--- Begin ---
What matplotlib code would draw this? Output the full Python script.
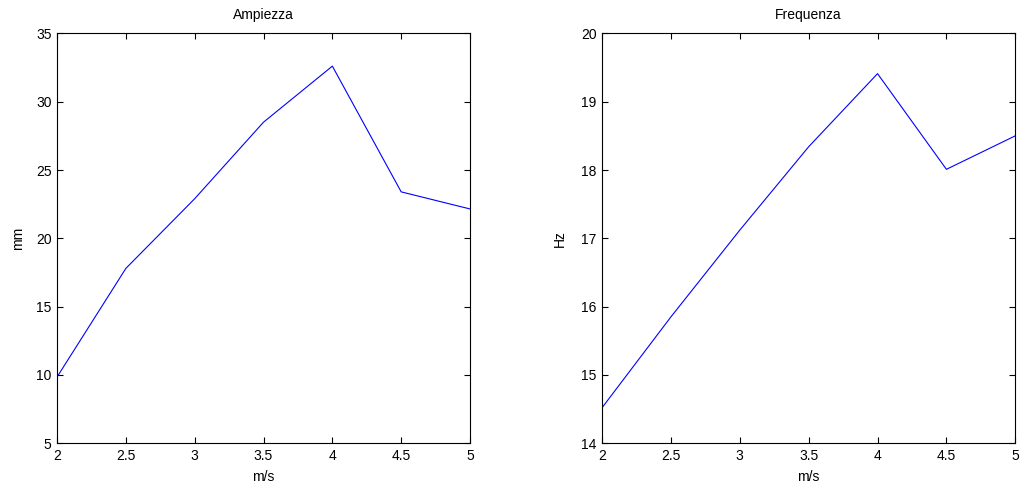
import matplotlib
matplotlib.use("Agg")
import matplotlib.pyplot as plt

plt.rcParams['font.family'] = ['Liberation Sans', 'DejaVu Sans']
plt.rcParams['font.size'] = 10

speed = [2, 2.5, 3, 3.5, 4, 4.5, 5]
ampiezza = [9.85, 17.8, 22.9, 28.5, 32.6, 23.4, 22.15]
frequenza = [14.52, 15.85, 17.12, 18.34, 19.41, 18.01, 18.5]

fig = plt.figure(figsize=(10.24, 4.86), dpi=100)
ax1 = fig.add_axes([0.0557, 0.0878, 0.4033, 0.8436])
ax2 = fig.add_axes([0.5879, 0.0878, 0.4036, 0.8436])

def style(ax):
    ax.tick_params(direction='in', top=True, right=True, length=4, width=0.8, pad=4)
    for s in ax.spines.values():
        s.set_linewidth(0.8)

ax1.plot(speed, ampiezza, color='blue', lw=0.8)
ax1.set_xlim(2, 5)
ax1.set_ylim(5, 35)
ax1.set_xticks([2, 2.5, 3, 3.5, 4, 4.5, 5])
ax1.set_xticklabels(['2', '2.5', '3', '3.5', '4', '4.5', '5'])
ax1.set_yticks(range(5, 36, 5))
ax1.set_title('Ampiezza', fontsize=10, pad=10)
ax1.set_xlabel('m/s', labelpad=5)
ax1.set_ylabel('mm', labelpad=8)
style(ax1)

ax2.plot(speed, frequenza, color='blue', lw=0.8)
ax2.set_xlim(2, 5)
ax2.set_ylim(14, 20)
ax2.set_xticks([2, 2.5, 3, 3.5, 4, 4.5, 5])
ax2.set_xticklabels(['2', '2.5', '3', '3.5', '4', '4.5', '5'])
ax2.set_yticks(range(14, 21))
ax2.set_title('Frequenza', fontsize=10, pad=10)
ax2.set_xlabel('m/s', labelpad=5)
ax2.set_ylabel('Hz', labelpad=10)
style(ax2)

fig.savefig('out.png', dpi=100)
--- End ---
## WHAT TO WORK ON
Exclude the images and reproduce the remaining data exactly.

## TASK RESPONSE
What matplotlib code would draw this? Output the full Python script.
import matplotlib
matplotlib.use("Agg")
import matplotlib.pyplot as plt

plt.rcParams['font.family'] = ['Liberation Sans', 'DejaVu Sans']
plt.rcParams['font.size'] = 10

speed = [2, 2.5, 3, 3.5, 4, 4.5, 5]
ampiezza = [9.85, 17.8, 22.9, 28.5, 32.6, 23.4, 22.15]
frequenza = [14.52, 15.85, 17.12, 18.34, 19.41, 18.01, 18.5]

fig = plt.figure(figsize=(10.24, 4.86), dpi=100)
ax1 = fig.add_axes([0.0557, 0.0878, 0.4033, 0.8436])
ax2 = fig.add_axes([0.5879, 0.0878, 0.4036, 0.8436])

def style(ax):
    ax.tick_params(direction='in', top=True, right=True, length=4, width=0.8, pad=4)
    for s in ax.spines.values():
        s.set_linewidth(0.8)

ax1.plot(speed, ampiezza, color='blue', lw=0.8)
ax1.set_xlim(2, 5)
ax1.set_ylim(5, 35)
ax1.set_xticks([2, 2.5, 3, 3.5, 4, 4.5, 5])
ax1.set_xticklabels(['2', '2.5', '3', '3.5', '4', '4.5', '5'])
ax1.set_yticks(range(5, 36, 5))
ax1.set_title('Ampiezza', fontsize=10, pad=10)
ax1.set_xlabel('m/s', labelpad=5)
ax1.set_ylabel('mm', labelpad=8)
style(ax1)

ax2.plot(speed, frequenza, color='blue', lw=0.8)
ax2.set_xlim(2, 5)
ax2.set_ylim(14, 20)
ax2.set_xticks([2, 2.5, 3, 3.5, 4, 4.5, 5])
ax2.set_xticklabels(['2', '2.5', '3', '3.5', '4', '4.5', '5'])
ax2.set_yticks(range(14, 21))
ax2.set_title('Frequenza', fontsize=10, pad=10)
ax2.set_xlabel('m/s', labelpad=5)
ax2.set_ylabel('Hz', labelpad=10)
style(ax2)

fig.savefig('out.png', dpi=100)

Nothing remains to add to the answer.